What kind of society did the priests and administrators of the Crown create? The Laws of Burgos in 1512 show the Crown already determined to prevent abuses in dealings with Amerindians. There were several versions of the Laws of the Indies, the most famous of which was that of the 1680 Laws of the Kingdoms of the Indies (from the Crown’s point of view the Americas were not colonies, but Christianized versions of preceding states and peoples).

The Amerindians, who until the end of Spanish rule in the Americas constituted more than 50 percent of the population (today less than ten percent), lived in towns that were self-governing and economically corporate entities on lands that were inalienably theirs. Amerindians and Castilian settlers were geographically divided by the Crown into two sets of areas called “The Two Republics,” a division insisted upon by the clergy to protect the Indian populations. Amerindians could reside in the towns set aside for Europeans (resulting in a numerous mestizo population), but Europeans, apart from the clergy, could not move to Indian areas. It was thought that if these peoples were insulated from the influences that colonists might bring from an already decadent Europe, the Church might be able to radically transform them. The same policy existed in the Philippines, where Spanish settlement was discouraged. The Castilian Crown supported and applied these demands of the Church.

The result was an overwhelming success that has not been repeated since. The great missionary work of the nineteenth and twentieth centuries, for example, did not result in the establishment of a single Catholic country because the colonial empires where this work was done simply no longer had the confessional attitude of Castile, and such activity was directed towards individuals, not societies as a whole. Gabon today, for example, may have a statistical majority of baptized Catholics, but it is not culturally a Catholic country.

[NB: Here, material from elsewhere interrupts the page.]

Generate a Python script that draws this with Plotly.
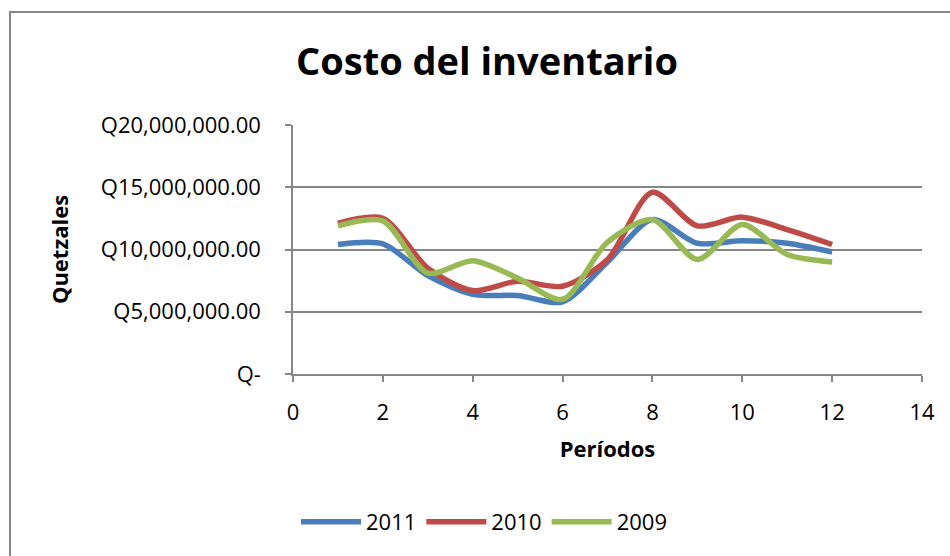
import plotly.graph_objects as go

periods = [1, 2, 3, 4, 5, 6, 7, 8, 9, 10, 11, 12]
s2011 = [10.4e6, 10.45e6, 7.9e6, 6.4e6, 6.3e6, 5.8e6, 9.0e6, 12.4e6, 10.5e6, 10.7e6, 10.5e6, 9.8e6]
s2010 = [12.1e6, 12.5e6, 8.5e6, 6.7e6, 7.45e6, 7.05e6, 9.2e6, 14.6e6, 11.9e6, 12.6e6, 11.6e6, 10.4e6]
s2009 = [11.9e6, 12.3e6, 8.1e6, 9.1e6, 7.7e6, 6.0e6, 10.6e6, 12.4e6, 9.2e6, 12.0e6, 9.6e6, 9.0e6]

series = [("2011", s2011, "#4A7EBB"), ("2010", s2010, "#BE4B48"), ("2009", s2009, "#98B954")]

ytickvals = [0, 5e6, 10e6, 15e6, 20e6]
yticktext = ["Q-", "Q5,000,000.00", "Q10,000,000.00", "Q15,000,000.00", "Q20,000,000.00"]
xtickvals = [0, 2, 4, 6, 8, 10, 12, 14]

FONT = "Open Sans"
fig = go.Figure()
for name, vals, color in series:
    fig.add_trace(go.Scatter(x=periods, y=vals, name=name, mode="lines",
                             line=dict(color=color, width=5.5, shape="spline", smoothing=0.8)))

W, H = 950, 556
L, R, T, B = 293, W - 922, 125, H - 374
pw, ph = W - L - R, H - T - B

def px2paper_x(px):
    return (px - L) / pw

def px2paper_y(py):
    return (H - B - py) / ph

fig.add_shape(type="rect", xref="paper", yref="paper",
              x0=px2paper_x(10), x1=px2paper_x(1000), y0=px2paper_y(620), y1=px2paper_y(12),
              line=dict(color="#868686", width=2), fillcolor="rgba(0,0,0,0)", layer="below")

fig.update_layout(
    width=W, height=H,
    margin=dict(l=L, r=R, t=T, b=B),
    paper_bgcolor="white", plot_bgcolor="white",
    font=dict(family=FONT, size=22, color="black"),
    title=dict(text="<b>Costo del inventario</b>", x=487 / W, xanchor="center", xref="container",
               y=1 - 62 / H, yanchor="middle", font=dict(family=FONT, size=38, color="black")),
    showlegend=True,
    legend=dict(orientation="h", x=px2paper_x(484), xanchor="center", y=px2paper_y(522), yanchor="middle",
                font=dict(size=22), bgcolor="rgba(0,0,0,0)", itemwidth=60),
    xaxis=dict(range=[0, 14], tickvals=xtickvals, showgrid=False, zeroline=False,
               showline=True, linecolor="#868686", linewidth=1.5,
               ticks="outside", ticklen=6, tickcolor="#868686", tickwidth=1.5,
               ticklabelstandoff=12,
               title=dict(text="<b>Períodos</b>", font=dict(size=22), standoff=16)),
    yaxis=dict(range=[0, 20e6], tickvals=ytickvals, ticktext=yticktext,
               showgrid=True, gridcolor="#868686", gridwidth=1.5, zeroline=False,
               showline=True, linecolor="#868686", linewidth=1.5,
               ticks="outside", ticklen=6, tickcolor="#868686", tickwidth=1.5,
               ticklabelstandoff=20,
               title=dict(text="<b>Quetzales</b>", font=dict(size=22), standoff=26)),
)

fig.write_html("out.html", config={"displayModeBar": False},
               post_script="document.body.style.margin='0';document.body.style.overflow='hidden';")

The Church also insisted on educating Amerindians in their own languages, leading to their standardization and preservation. Quechua, for example, is more widespread today than it was under the Incas because it was promoted by the Church as means of communication. In the sixteenth century almost the entire Amerindian population under Castilian rule was transferred to reducciones, or model towns, designed to create a new sacred urban geography, a new human landscape that would unashamedly and successfully integrate a whole continent into the Christian civilization in its globalized, Baroque and Hispanic form. This new living cultural reality is still with us today.

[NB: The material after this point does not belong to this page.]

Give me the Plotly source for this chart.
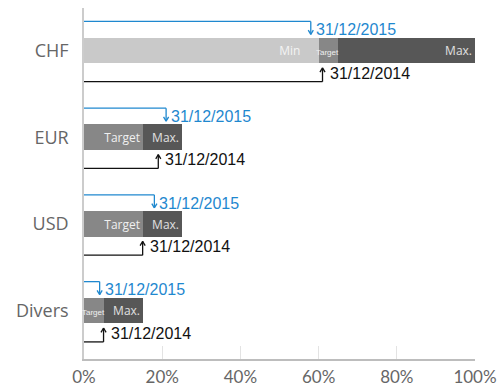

If the Castilian world was a mission, it was also a crusade and it would be hard to find a more successful and modern example of Catholic geopolitics. The Columbus expedition sent off by Queen Isabel in 1492 “accidently” found America, but why did Castile send it in the first place? Europe had been contained by the Islamic world for almost a thousand years and the Iberian kingdoms had been fighting to free themselves from it for almost 800 years. The Castilian expeditions to the west and the simultaneous Portuguese expansion east were deliberately designed to surround and contain Islam on a global basis. They succeeded in spectacular fashion. From around the year 1500, Islam, which had been expanding continuously, was checked globally at every possible point of expansion. After expelling Islam from Granada, opposing it in West Africa, in Ethiopia, the Indian Ocean and South East Asia and sensationally in the Philippines which were already ruled by Muslims, the Castilians and the Portuguese put a stop to Islamic encroachment for 300 years.

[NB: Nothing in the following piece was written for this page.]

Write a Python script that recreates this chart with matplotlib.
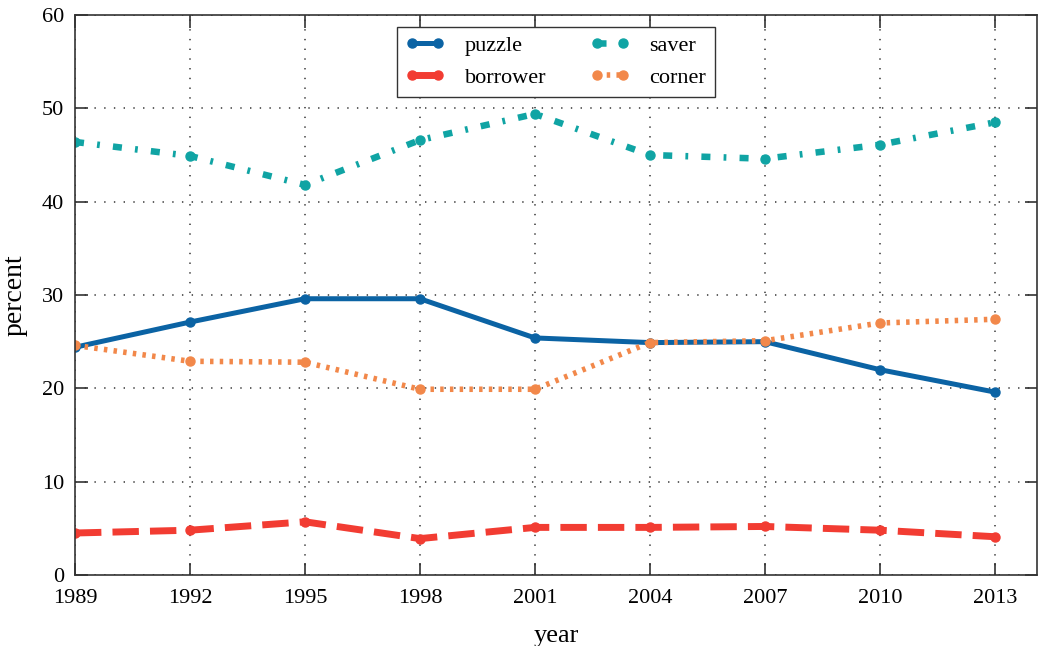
import matplotlib
matplotlib.use("Agg")
import matplotlib.pyplot as plt

plt.rcParams.update({
    "font.family": "Liberation Serif",
    "font.size": 16,
    "lines.scale_dashes": False,
    "xtick.direction": "in",
    "ytick.direction": "in",
    "xtick.top": True,
    "ytick.right": True,
    "xtick.major.size": 9,
    "ytick.major.size": 9,
})

years = [1989, 1992, 1995, 1998, 2001, 2004, 2007, 2010, 2013]
puzzle = [24.4, 27.1, 29.6, 29.6, 25.4, 24.9, 25.0, 22.0, 19.6]
borrower = [4.5, 4.8, 5.7, 3.9, 5.1, 5.1, 5.2, 4.8, 4.1]
saver = [46.4, 44.9, 41.8, 46.6, 49.4, 45.0, 44.6, 46.1, 48.5]
corner = [24.6, 22.9, 22.8, 19.9, 19.9, 24.9, 25.1, 27.0, 27.4]

fig = plt.figure(figsize=(10.46, 6.46), dpi=100)
ax = fig.add_axes([75 / 1046, 71 / 646, 962 / 1046, 560 / 646])

ax.plot(years, puzzle, "-", marker="o", color="#0b63a4", lw=3.6,
        ms=6.5, label="puzzle")
ax.plot(years, borrower, color="#f23c32", lw=5, marker="o", ms=6.5,
        dashes=(19, 8), label="borrower")
ax.plot(years, saver, color="#10a4a4", lw=4.7, marker="o", ms=6.5,
        dashes=(6.5, 9.5, 2, 9.5), label="saver")
ax.plot(years, corner, color="#f2884a", lw=4, marker="o", ms=6.5,
        dashes=(2.5, 4.5), label="corner")

ax.set_xlim(1989, 2014.1)
ax.set_ylim(0, 60)
ax.set_xticks(years)
ax.set_yticks(range(0, 61, 10))
ax.grid(True, color="#444444", linestyle=(0, (1, 6)), linewidth=1.2)
for s in ax.spines.values():
    s.set_color("#333333")
    s.set_linewidth(1.2)
ax.tick_params(colors="#333333", labelcolor="black", width=1.2)
ax.tick_params(axis="x", pad=10)
ax.tick_params(axis="y", pad=8)

ax.set_xlabel("year", fontsize=19, labelpad=12)
ax.set_ylabel("percent", fontsize=20, labelpad=10)

ax.legend(loc="upper center", ncol=2, fontsize=16, frameon=True,
          fancybox=False, edgecolor="#333333", framealpha=1,
          numpoints=2, handlelength=1.75, handletextpad=0.9,
          columnspacing=2.0, borderaxespad=0,
          bbox_to_anchor=(0.5, 0.979))

fig.savefig("out.png", dpi=100)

The modern world was born in the struggle between a Catholic, Baroque and Hispanic civilization on one hand, and Islam and the emerging bourgeois powers of northern Europe on the other. An important subject for consideration is the Thirty Years War and the kind of society that began to triumph after 1648. Still with us today, it is a world dominated by the self-interest of states which are the expression of what historian Christopher Dawson has called a bourgeois type concerned with material well-being and determined to relativize everything else. Nobody really doubts that the days of its dominance are now numbered. More to the point: what does the current rapid return of contemporary society and politics worldwide to the situation preceding 1648 mean for us?